Are you right about the ALT-RIGHT?
When the alt-right is mentioned in mainstream media, most of you link the word with white supremacy, Nazism, anti-Semitism and other deplorable groups. You are not right, but you are not wrong either. The alt-right is a group of deplorables, but traditional extreme right-wing groups hate them just as much as you do.
There are extremist members in every political organization; this article won't deny the fact that some alt right members have opinions that fit into the description of extreme right-wing tendencies, but that is not the norm or standard. Some of the political commentators that news organizations label as alt right, like Sargon of Akkad or Milo Yiannopoulos, have more in common with the fathers of the classical liberal ideology than members of BLM and most of the Western left.

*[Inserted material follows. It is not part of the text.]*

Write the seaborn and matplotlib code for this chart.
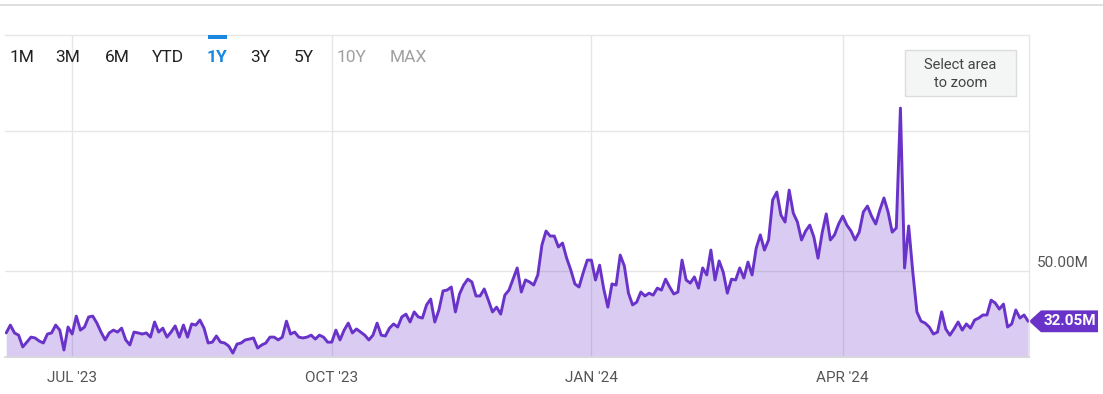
import numpy as np
import pandas as pd
import matplotlib
matplotlib.use('Agg')
import matplotlib.pyplot as plt
from matplotlib.lines import Line2D
from matplotlib.patches import Rectangle, Polygon
import seaborn as sns

# trading days shown in the 1Y window (US market holidays removed)
holidays = ['2023-06-19', '2023-07-04', '2023-09-04', '2023-11-23', '2023-12-25',
            '2024-01-01', '2024-01-15', '2024-02-19', '2024-03-29', '2024-05-27']
dates = pd.bdate_range('2023-06-08', '2024-06-04', freq='C', holidays=holidays)

# daily volume, millions
volume_m = [
    27.9, 30.7, 27.9, 27.1, 22.9, 24.6, 26.4, 26.1, 25.0, 24.3,
    27.5, 27.9, 30.7, 28.9, 21.8, 30.0, 27.5, 33.9, 28.9, 30.0,
    33.6, 33.9, 31.4, 28.2, 25.4, 27.9, 28.9, 28.2, 29.6, 25.4,
    23.6, 28.2, 27.9, 27.5, 27.9, 26.4, 31.8, 28.2, 29.6, 26.4,
    28.2, 30.4, 26.4, 30.7, 26.4, 31.1, 30.7, 32.5, 29.6, 24.3,
    24.6, 26.8, 24.6, 24.3, 23.2, 20.7, 23.9, 24.3, 25.4, 25.7,
    26.1, 22.5, 23.6, 24.3, 26.4, 26.4, 25.4, 26.4, 32.1, 27.5,
    28.2, 26.4, 26.1, 26.4, 27.1, 25.7, 27.1, 26.4, 24.6, 24.6,
    28.9, 25.4, 28.9, 31.4, 27.9, 29.3, 28.2, 27.1, 25.4, 27.1,
    31.4, 27.1, 26.8, 29.6, 31.1, 30.0, 33.6, 34.6, 31.8, 35.4,
    33.6, 33.2, 37.9, 40.0, 31.8, 36.1, 42.9, 43.2, 44.3, 35.4,
    41.8, 45.0, 47.1, 46.1, 41.1, 41.1, 43.6, 39.6, 35.4, 37.1,
    34.6, 41.4, 43.2, 47.1, 51.1, 42.5, 46.8, 46.1, 45.0, 48.6,
    59.3, 64.3, 62.5, 62.5, 58.6, 60.0, 54.6, 50.4, 45.4, 44.3,
    49.3, 53.9, 53.9, 46.8, 52.1, 43.6, 37.1, 45.4, 45.0, 55.7,
    51.8, 42.1, 37.9, 38.9, 42.5, 41.1, 42.1, 41.4, 43.9, 43.2,
    47.1, 44.3, 41.8, 42.5, 53.9, 46.8, 45.7, 47.9, 43.9, 51.1,
    48.6, 57.5, 46.8, 53.6, 49.6, 42.1, 47.1, 46.8, 51.1, 47.5,
    53.2, 48.6, 58.2, 62.9, 57.5, 61.1, 75.4, 78.2, 70.0, 67.5,
    78.9, 70.7, 67.5, 61.1, 64.3, 66.4, 62.1, 54.6, 63.6, 70.4,
    61.1, 62.9, 66.8, 69.6, 66.4, 64.3, 61.1, 63.9, 71.1, 73.2,
    69.6, 66.8, 71.8, 76.1, 71.1, 63.9, 65.4, 108.2, 51.1, 66.1,
    49.6, 35.4, 32.1, 31.4, 30.0, 27.5, 28.2, 35.4, 29.3, 27.1,
    29.3, 31.8, 28.9, 31.1, 29.6, 32.5, 33.2, 34.3, 34.3, 39.6,
    38.6, 36.4, 38.2, 30.0, 31.1, 36.1, 33.2, 34.3, 32.05,
]

range_buttons = ['1M', '3M', '6M', 'YTD', '1Y', '3Y', '5Y', '10Y', 'MAX']
month_labels = ["JUL '23", "OCT '23", "JAN '24", "APR '24"]
last_label = '32.05M'

df = pd.DataFrame({'date': dates, 'vol': volume_m})
df['pos'] = np.arange(len(df))

# ordinal axis: first trading day of each labelled month
first_days = df.groupby(df.date.dt.to_period('M')).pos.min()
tick_pos = [first_days[pd.Period(p, 'M')] for p in ['2023-07', '2023-10', '2024-01', '2024-04']]

sns.set_style('white')
plt.rcParams['font.family'] = ['Roboto', 'DejaVu Sans']

purple = '#6933c9'
grid_c = '#e6e6e6'

W, H = 1103, 394
fig = plt.figure(figsize=(W / 100, H / 100), dpi=100)
ax = fig.add_axes([5 / W, 37 / H, 1024 / W, 322 / H])

ax.fill_between(df.pos, df.vol, 0, color=purple, alpha=0.25, lw=0)
sns.lineplot(data=df, x='pos', y='vol', ax=ax, color=purple, lw=2.1)

ax.set_xlim(-0.3, 248.2)
ax.set_ylim(19.3, 134.3)
ax.set_xticks(tick_pos)
ax.set_xticklabels(month_labels, color='#555555', fontsize=11)
ax.set_yticks([50, 100])
ax.set_yticklabels([])
ax.tick_params(length=0, pad=10)
ax.grid(True, color=grid_c, lw=1)
ax.set_xlabel('')
ax.set_ylabel('')
for s in ['top', 'right']:
    ax.spines[s].set_color(grid_c)
    ax.spines[s].set_linewidth(1)
ax.spines['bottom'].set_color('#d8d8d8')
ax.spines['bottom'].set_linewidth(1.2)
ax.spines['left'].set_visible(False)

# y label on the right
ytr = ax.get_yaxis_transform()
ax.text(1.008, 53, '50.00M', transform=ytr, ha='left', va='center',
        fontsize=11, color='#555555', clip_on=False)

# last value badge
last = volume_m[-1]
badge = Polygon([(1.0, last), (1.0117, last + 3.9), (1.0674, last + 3.9),
                 (1.0674, last - 3.9), (1.0117, last - 3.9)],
                closed=True, transform=ytr, facecolor=purple, edgecolor='none',
                clip_on=False)
ax.add_patch(badge)
ax.text(1.040, last, last_label, transform=ytr, ha='center', va='center',
        fontsize=11, color='white', fontweight='bold', clip_on=False)

# top rule
fig.add_artist(Line2D([0, 1], [1 - 4.5 / H, 1 - 4.5 / H], color='#d9d9d9', lw=1.2))

# range selector buttons
btn_x = [22, 68, 117, 168, 217, 260, 304, 352, 408]
for lab, bx in zip(range_buttons, btn_x):
    if lab == '1Y':
        c, fw = '#1a88e0', 'bold'
    elif lab in ('10Y', 'MAX'):
        c, fw = '#a0a0a0', 'normal'
    else:
        c, fw = '#222222', 'normal'
    fig.text(bx / W, 1 - 58 / H, lab, ha='center', va='center', fontsize=12.5,
             color=c, fontweight=fw)
fig.add_artist(Rectangle((208 / W, 1 - 39 / H), 19 / W, 4 / H,
                         transform=fig.transFigure, facecolor='#1a88e0', edgecolor='none'))

# zoom hint box
fig.add_artist(Rectangle((905 / W, 1 - 96 / H), 111 / W, 46 / H,
                         transform=fig.transFigure, facecolor='#f4f5f5',
                         edgecolor='#dcdcdc', lw=1))
fig.text(960.5 / W, 1 - 65 / H, 'Select area', ha='center', va='center',
         fontsize=10.5, color='#444444')
fig.text(960.5 / W, 1 - 83 / H, 'to zoom', ha='center', va='center',
         fontsize=10.5, color='#444444')

fig.savefig('out.png', dpi=100)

The core of the alt-right is neither a political ideology nor political party; it is a digital tribe, a counterculture born as the nemesis of the progressive consensus of the postmodern society.
The current Western political culture is defined by the social democratic consensus, based upon the cultural revolution of the 1960´s and the New Left pushed by the baby boom generation. They were born in a world dominated by the Cold War rhetoric, decolonization, economic growth, technological progress and rising living standards. They rebelled against their parents’ society, basing themselves in neo-Marxists intellectuals like Marcuse and Foucault, who pushed for a liberation from tradition, authority and the conservative capitalist culture. It was the seed that would bring up pacifism, anti-colonialism, drug abuse, third wave feminism, the end of moral authority of the church, political correctness and sexual liberation. Through the rest of the century, these ideologies would slowly become mainstream.
The coming of the XXI century meant the beginning of the end of the political influence of the baby boom generation. After 50 years of baby boomers’ control, the Western world´s power is only a shadow of its former self. The Y generation, our generation, will be the first one to enjoy worse living standards than those of their parents for the first time since the beginning of the industrial revolution. Western economic power is in decline, purchasing power of the middle-class consumer is stagnated and Islamic terrorist attacks have become part of our daily lives. This is the context of the foundation of the Alt-right.
Besides, the internet offered the Y generation a platform where information was transmitted freely, and the traditional media along with the political consensus could be criticized. Certain social media, like YouTube or 4chan, hosted political debates without the control of political correctness, and ideas previously forgotten experienced a resurgence. The same way urbanization brought the appearance of urban subcultures, digitalization caused the appearance of digital subcultures, among which stands the alt right.
It was the combination of these factors: the downfall of the West, the cultural monopoly of socially progressive thinking and the freedom of thought offered by the internet, which created the alt right. The baby boomer hippies had an enemy on tradition, an ideological reference on Neo-Marxist thinking and cultural expression through music in festivals. The Y generation´s Alt-right has an enemy on political correctness, an ideological reference in revolutionary conservatives like Schmidt, Spengler or Ebola and cultural expression through memes and social media. Thus, the alt right is neither a neo-Nazi group nor a white supremacist community, but the antithesis of the cultural revolution of the 60s; a deplorable youngster´s rebellion against progressive thinking and political correctness. They are the anti-hippies of 21st century.